また、人事制度の刷新による社内のハレーションを小さくする方法として、社外のコンサルタントを活用するのもよいでしょう。制度に客観性が生まれ、従業員の納得が得られやすくなります。
- 1.経営の方向性と求める人材を確認
- 人事部長はまず、経営者に「経営の方向性」とそのために必要な「人材像」の2つを確認しましょう。 経営者は経済状況によって、あるときは変化や挑戦を望んだり、または着実な組織運営をしたりと、経営の方向性を変化させます。「人材の何を評価するのか」「どのような業務運用を評価するのか」は経営者しか決めることができないので、人事部長は経営者の意向を把握しておく必要があるのです。
- 2.等級を決める
- 次は等級を決めます。等級の数は10前後が適切といわれています。等級の数が少ないとなかなか昇格できないので社員のモチベーションが上がりにくいですし、逆に等級が多すぎるとすぐに上がってしまうので昇格の喜びが小さくなってしまいます。 「課長は5~6等級」「部長は7~9等級」といったように、等級は職位と連動させます。また「能力」「役割」「職務」のどれに重きを置くのかも事前に決めておきましょう。
- 3.評価基準を決める
- 評価基準とは、「○○ができたとき、会社はあなたを高く評価します」という内容で全社員に公表することが理想です。 全社共通の評価基準をつくっている企業もありますが、職務内容によって納得度がばらつく恐れもありあまりおすすめできません。しっかり手間をかけてでも管理、事務、開発、製造、営業、販売など、部署ごとに評価基準をつくっておくと効果が上がりやすいです。
- 4.報酬基準を決める
- 報酬基準をつくるときは、報酬、等級、役職の3項目を連動させることに注意してください。「○等級の△役職の人の賃金は□万円」というように明確化していきましょう。 報酬基準は「給与の原資」の範囲内で設定する必要があります。綿密なシミュレーションをしておかないと、「給与の原資」が余ったり足りなくなったりしてしまうからです。
- 5.昇格基準とプロセスを決める
- 昇格は原則、等級を1つずつ昇らせることになりますが、まれに突如ハイパフォーマーに変わる従業員も出てきます。こうした人物をきちんと昇格させないと、退職につながる可能性も出てきます。 しかし闇雲に「2段飛び」「3段飛び」が起きると、せっかく社内に根付いた等級制度や評価制度が名ばかりとなり、本来の意味を失いかねません。 そこで、原則と例外の両方を定めた昇格基準や、昇格させるプロセスを明確にしておいたほうがよいでしょう。
改革・見直しをすべきタイミング
人事制度の大幅な見直しはコストもかかりますし、社内に大きなハレーションを生むリスクもあります。よい人事制度が経営戦略を必ず実現させるとは限らず、タイミングも重要なのです。

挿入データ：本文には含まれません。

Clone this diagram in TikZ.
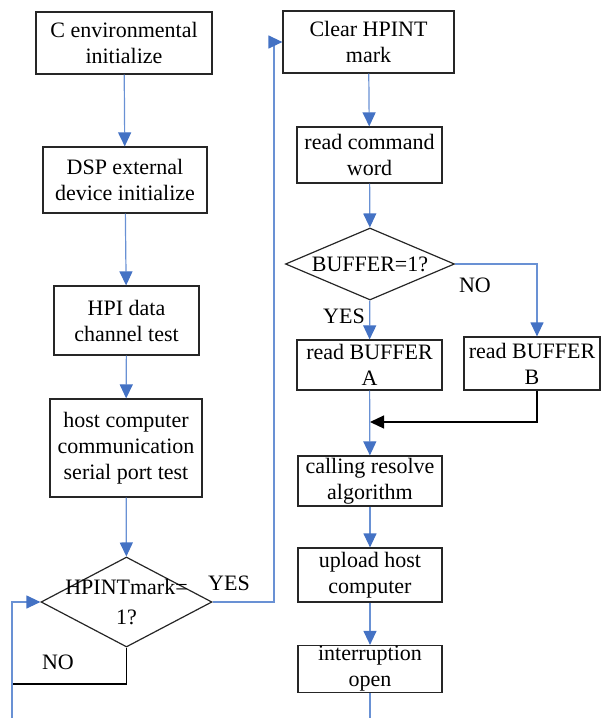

企業によっては人事制度を見直さなくても、タレントマネジメントの考え方を導入するだけでハイパフォーマーを生み出せるかもしれません。
人事制度改革は、「人事制度改革でしかこの難題を解決できない」と判断したときにのみ着手したほうがよいでしょう。
まとめ
人事制度は、経営者のビジョンを実現させるためのツールです。人事部長は「変わること」だけが目的にならないよう、新・人事制度の有効性を見極めましょう。
また制度は放置すると、形式ばかりの存在でうまく機能しなくなりますので、新・人事制度を導入した後こそ、適切な運用がなされているか観察することも必要となります。しっかりとモニタリングを行って運用を浸透させることで活力あふれる会社に近づけていってください。